=== Exercise instructions ===
What is to be printed is the span of lines starting at the one containing "Clone this chart in D3.js." and ending at the one containing "const radialTicks = [0, 2, 4, 6, 8, 10, 12, 14];", reproduced exactly with pictures left out.

=== Records for the exercise ===
================================
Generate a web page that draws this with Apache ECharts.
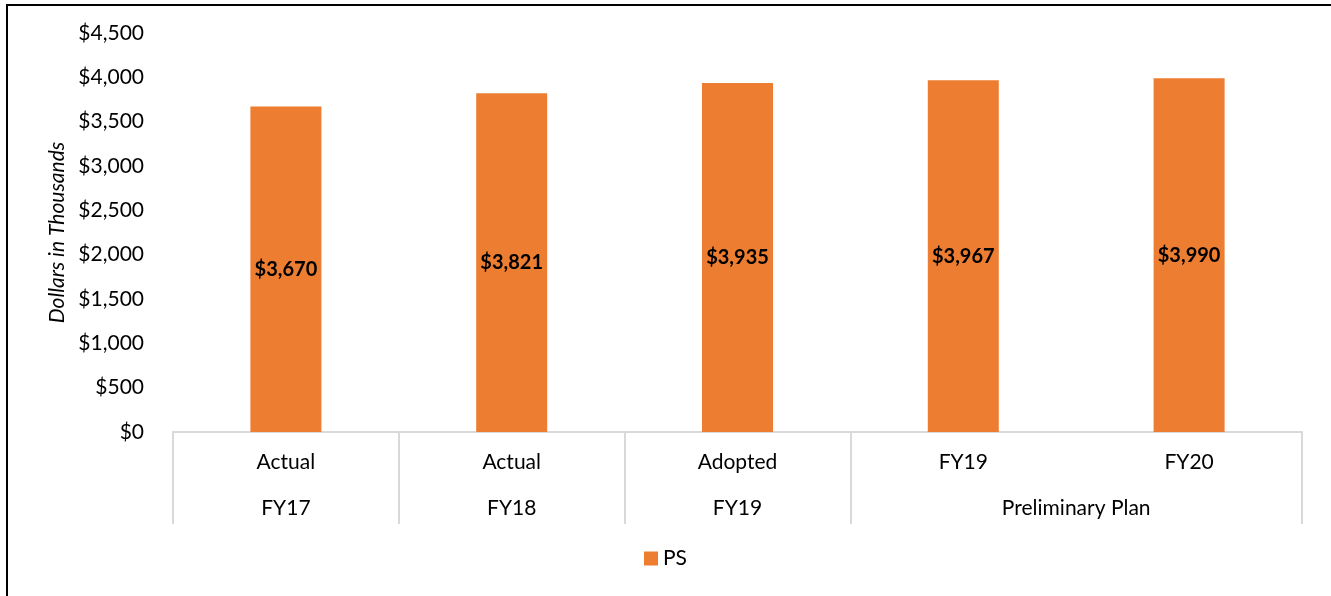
================================
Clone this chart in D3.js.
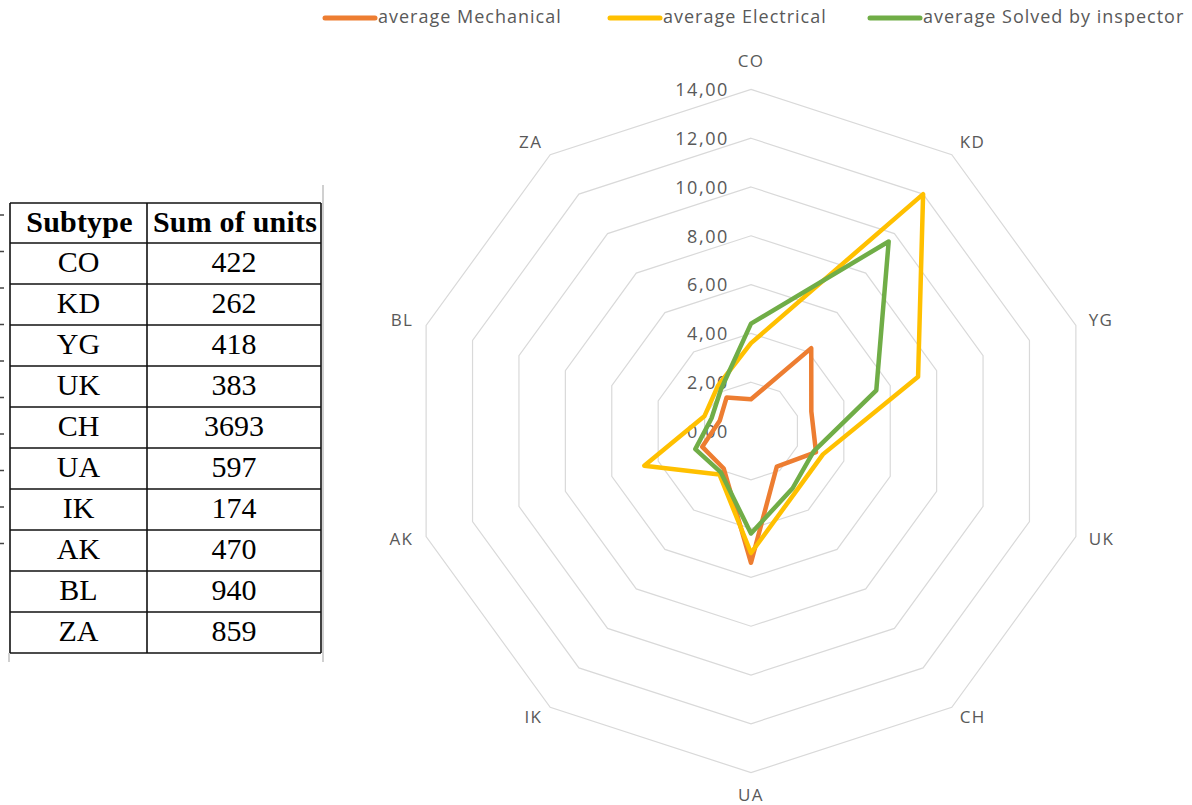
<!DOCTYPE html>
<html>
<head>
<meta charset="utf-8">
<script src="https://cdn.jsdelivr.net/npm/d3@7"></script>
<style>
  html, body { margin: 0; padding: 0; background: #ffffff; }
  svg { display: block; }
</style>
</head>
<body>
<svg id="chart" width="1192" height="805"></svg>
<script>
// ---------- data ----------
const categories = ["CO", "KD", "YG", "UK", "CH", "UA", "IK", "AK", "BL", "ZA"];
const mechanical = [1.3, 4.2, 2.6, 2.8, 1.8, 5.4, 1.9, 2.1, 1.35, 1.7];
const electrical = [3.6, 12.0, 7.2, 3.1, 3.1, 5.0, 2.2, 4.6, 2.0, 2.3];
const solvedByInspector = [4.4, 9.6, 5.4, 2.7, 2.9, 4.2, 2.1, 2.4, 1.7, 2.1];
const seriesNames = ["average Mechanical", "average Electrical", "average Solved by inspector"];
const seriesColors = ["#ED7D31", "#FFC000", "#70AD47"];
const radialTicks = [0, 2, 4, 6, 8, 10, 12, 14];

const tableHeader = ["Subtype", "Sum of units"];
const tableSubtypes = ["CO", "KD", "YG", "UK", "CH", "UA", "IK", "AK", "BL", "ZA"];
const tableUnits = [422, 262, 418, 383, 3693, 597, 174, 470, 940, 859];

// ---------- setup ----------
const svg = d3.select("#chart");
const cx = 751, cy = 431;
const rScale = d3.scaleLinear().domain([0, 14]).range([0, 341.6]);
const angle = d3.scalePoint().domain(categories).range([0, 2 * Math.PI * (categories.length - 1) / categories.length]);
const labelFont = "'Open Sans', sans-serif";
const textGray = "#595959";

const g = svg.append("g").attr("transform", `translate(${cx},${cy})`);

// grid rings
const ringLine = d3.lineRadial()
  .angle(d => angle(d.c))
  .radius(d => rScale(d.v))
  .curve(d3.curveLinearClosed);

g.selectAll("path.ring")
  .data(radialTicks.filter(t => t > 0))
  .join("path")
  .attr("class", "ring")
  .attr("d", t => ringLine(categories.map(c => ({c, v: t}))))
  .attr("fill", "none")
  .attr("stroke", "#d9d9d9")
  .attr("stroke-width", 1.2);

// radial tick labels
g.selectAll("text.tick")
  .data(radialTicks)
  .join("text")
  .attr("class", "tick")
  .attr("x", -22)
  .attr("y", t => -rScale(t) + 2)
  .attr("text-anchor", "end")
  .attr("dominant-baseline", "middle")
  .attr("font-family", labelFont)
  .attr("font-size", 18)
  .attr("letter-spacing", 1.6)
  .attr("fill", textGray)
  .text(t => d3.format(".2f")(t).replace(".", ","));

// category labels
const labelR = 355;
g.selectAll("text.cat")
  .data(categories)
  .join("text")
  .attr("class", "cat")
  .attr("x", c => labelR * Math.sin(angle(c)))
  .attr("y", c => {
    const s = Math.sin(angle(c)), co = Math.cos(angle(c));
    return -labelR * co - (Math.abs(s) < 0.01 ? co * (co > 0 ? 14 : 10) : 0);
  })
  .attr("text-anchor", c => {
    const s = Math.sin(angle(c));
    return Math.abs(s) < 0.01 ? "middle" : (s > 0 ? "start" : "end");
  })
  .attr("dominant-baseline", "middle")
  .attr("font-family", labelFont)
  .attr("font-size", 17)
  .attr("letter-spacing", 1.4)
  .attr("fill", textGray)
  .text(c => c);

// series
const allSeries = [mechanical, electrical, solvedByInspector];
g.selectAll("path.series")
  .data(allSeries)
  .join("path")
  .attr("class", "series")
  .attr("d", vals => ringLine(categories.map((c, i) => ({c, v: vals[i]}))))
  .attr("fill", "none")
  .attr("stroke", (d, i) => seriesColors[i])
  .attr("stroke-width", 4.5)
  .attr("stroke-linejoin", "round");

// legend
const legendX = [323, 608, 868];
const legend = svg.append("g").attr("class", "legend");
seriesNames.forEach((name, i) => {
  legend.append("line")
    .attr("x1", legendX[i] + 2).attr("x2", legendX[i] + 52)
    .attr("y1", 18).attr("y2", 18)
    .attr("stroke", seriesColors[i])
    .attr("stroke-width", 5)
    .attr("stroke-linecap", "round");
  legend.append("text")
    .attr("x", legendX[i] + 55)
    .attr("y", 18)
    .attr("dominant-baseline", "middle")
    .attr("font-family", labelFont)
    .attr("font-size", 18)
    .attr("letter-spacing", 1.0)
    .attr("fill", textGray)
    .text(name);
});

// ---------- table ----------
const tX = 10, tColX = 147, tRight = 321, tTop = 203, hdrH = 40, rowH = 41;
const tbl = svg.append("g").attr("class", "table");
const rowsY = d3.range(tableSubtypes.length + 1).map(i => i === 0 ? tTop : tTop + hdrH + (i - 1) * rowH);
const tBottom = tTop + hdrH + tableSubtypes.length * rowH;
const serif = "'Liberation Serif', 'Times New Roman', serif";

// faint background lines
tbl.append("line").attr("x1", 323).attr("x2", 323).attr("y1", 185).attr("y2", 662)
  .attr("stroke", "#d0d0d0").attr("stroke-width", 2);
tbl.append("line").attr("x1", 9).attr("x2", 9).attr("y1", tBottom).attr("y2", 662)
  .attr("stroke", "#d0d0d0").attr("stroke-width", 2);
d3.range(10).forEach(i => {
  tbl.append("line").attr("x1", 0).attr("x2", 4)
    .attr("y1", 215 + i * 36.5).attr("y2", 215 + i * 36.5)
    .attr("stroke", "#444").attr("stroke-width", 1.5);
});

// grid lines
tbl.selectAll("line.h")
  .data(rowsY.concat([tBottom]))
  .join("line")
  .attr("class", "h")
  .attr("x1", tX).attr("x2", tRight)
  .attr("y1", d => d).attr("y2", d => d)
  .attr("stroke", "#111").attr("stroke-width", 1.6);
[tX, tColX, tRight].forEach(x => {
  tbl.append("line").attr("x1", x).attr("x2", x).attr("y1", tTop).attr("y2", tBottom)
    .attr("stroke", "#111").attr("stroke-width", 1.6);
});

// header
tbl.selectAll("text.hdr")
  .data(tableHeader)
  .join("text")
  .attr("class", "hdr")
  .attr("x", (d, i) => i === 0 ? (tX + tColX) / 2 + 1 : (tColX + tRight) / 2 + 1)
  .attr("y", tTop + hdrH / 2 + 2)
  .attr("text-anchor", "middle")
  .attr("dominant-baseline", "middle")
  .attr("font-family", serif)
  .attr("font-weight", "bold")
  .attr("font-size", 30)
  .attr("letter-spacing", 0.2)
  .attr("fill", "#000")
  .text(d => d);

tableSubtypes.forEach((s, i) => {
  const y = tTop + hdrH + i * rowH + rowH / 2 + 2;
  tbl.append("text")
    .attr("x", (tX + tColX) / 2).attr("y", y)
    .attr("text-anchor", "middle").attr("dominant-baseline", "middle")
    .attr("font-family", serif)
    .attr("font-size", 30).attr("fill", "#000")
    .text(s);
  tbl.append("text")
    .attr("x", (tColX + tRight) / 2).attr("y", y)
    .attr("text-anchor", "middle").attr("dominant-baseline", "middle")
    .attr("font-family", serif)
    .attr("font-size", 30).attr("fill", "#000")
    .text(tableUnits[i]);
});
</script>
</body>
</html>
================================
=== Task output ===
Clone this chart in D3.js.
<!DOCTYPE html>
<html>
<head>
<meta charset="utf-8">
<script src="https://cdn.jsdelivr.net/npm/d3@7"></script>
<style>
  html, body { margin: 0; padding: 0; background: #ffffff; }
  svg { display: block; }
</style>
</head>
<body>
<svg id="chart" width="1192" height="805"></svg>
<script>
// ---------- data ----------
const categories = ["CO", "KD", "YG", "UK", "CH", "UA", "IK", "AK", "BL", "ZA"];
const mechanical = [1.3, 4.2, 2.6, 2.8, 1.8, 5.4, 1.9, 2.1, 1.35, 1.7];
const electrical = [3.6, 12.0, 7.2, 3.1, 3.1, 5.0, 2.2, 4.6, 2.0, 2.3];
const solvedByInspector = [4.4, 9.6, 5.4, 2.7, 2.9, 4.2, 2.1, 2.4, 1.7, 2.1];
const seriesNames = ["average Mechanical", "average Electrical", "average Solved by inspector"];
const seriesColors = ["#ED7D31", "#FFC000", "#70AD47"];
const radialTicks = [0, 2, 4, 6, 8, 10, 12, 14];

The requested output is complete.